Various materials and objects
Installation views from Vlatka Horvat: Means and Ends at Wilfried Lentz Gallery, Rotterdam
Means and Ends is a sprawling installation conceived especially for the second floor of Wilfried Lentz Gallery, taking its clues from the space itself – mirroring, mimicking and extending some of its architectural elements.
Emanating from the central rectangle marked by the room’s four pillars, and extending outward towards the walls and edges of the room, Horvat’s ad hoc construction of wooden sticks and planks buffered, jammed or held in place with softer materials and objects (foam strips, cushions, folded fabric) connects different points in the space with a crisscrossing network of ramps, bars and diagonals. These makeshift bridges, which cut the space at different heights and at different angles, join the pillars to the walls, the floor and the windows, creating a jumbled field of upward-downward lines, energies and movements – evoking a playground on the one hand, and on another, staging a set of apparently arbitrary divisions, barriers and obstacles that direct and obstruct movement in the space.
Horvat’s interest here – as with much of her practice in sculptural installation – is in the relation between built space and the kinds of performative and transformational human processes which might be enacted on and in it, her interventions reconfiguring both the possibilities of the space itself and of the spatial and social relations at play in it. Frequently focused on re-drawing borders, physical and representational frames, Horvat’s installations tend to animate the dynamic relation between the centre of a space, object, or an image on the one side, and its edges or peripheral areas on the other. The work – through its gestures of spatial mimicry, impromptu division, temporary construction and improvised connection – draws attention to both the existing space and a set of unrealized possibilities within it, creating an environment which challenges our journey inside it as well as our ability to figure its purpose and its constraints.

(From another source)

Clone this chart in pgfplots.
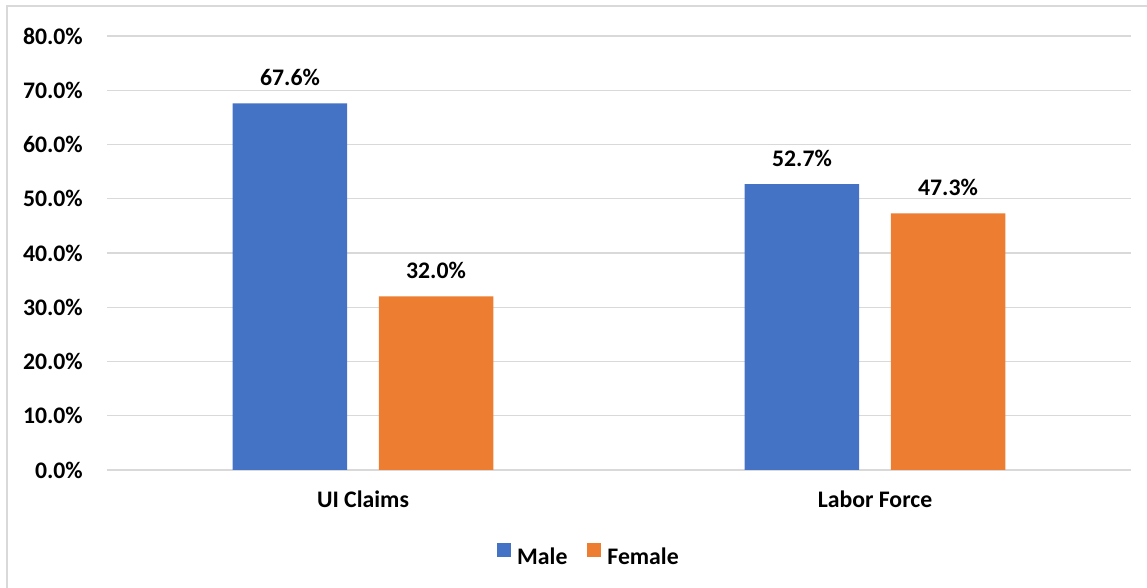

Employing the most elementary and temporary gestures of building – leaning, balancing, trapping, stacking, wedging, folding, piling – Horvat makes a 3-dimensional drawing in the space, which both imaginatively extends and materially compromises its utility. In responding to the space in this way, Horvat’s meandering construction of endless unstable rises and falls, ascents and descents brings to the fore questions of mobility and stuckness, balance and stability – performing the conflicting human desire to be grounded, and at the same time, to be lifted; our wanting to connect to the solid limits of space and also wanting to escape them.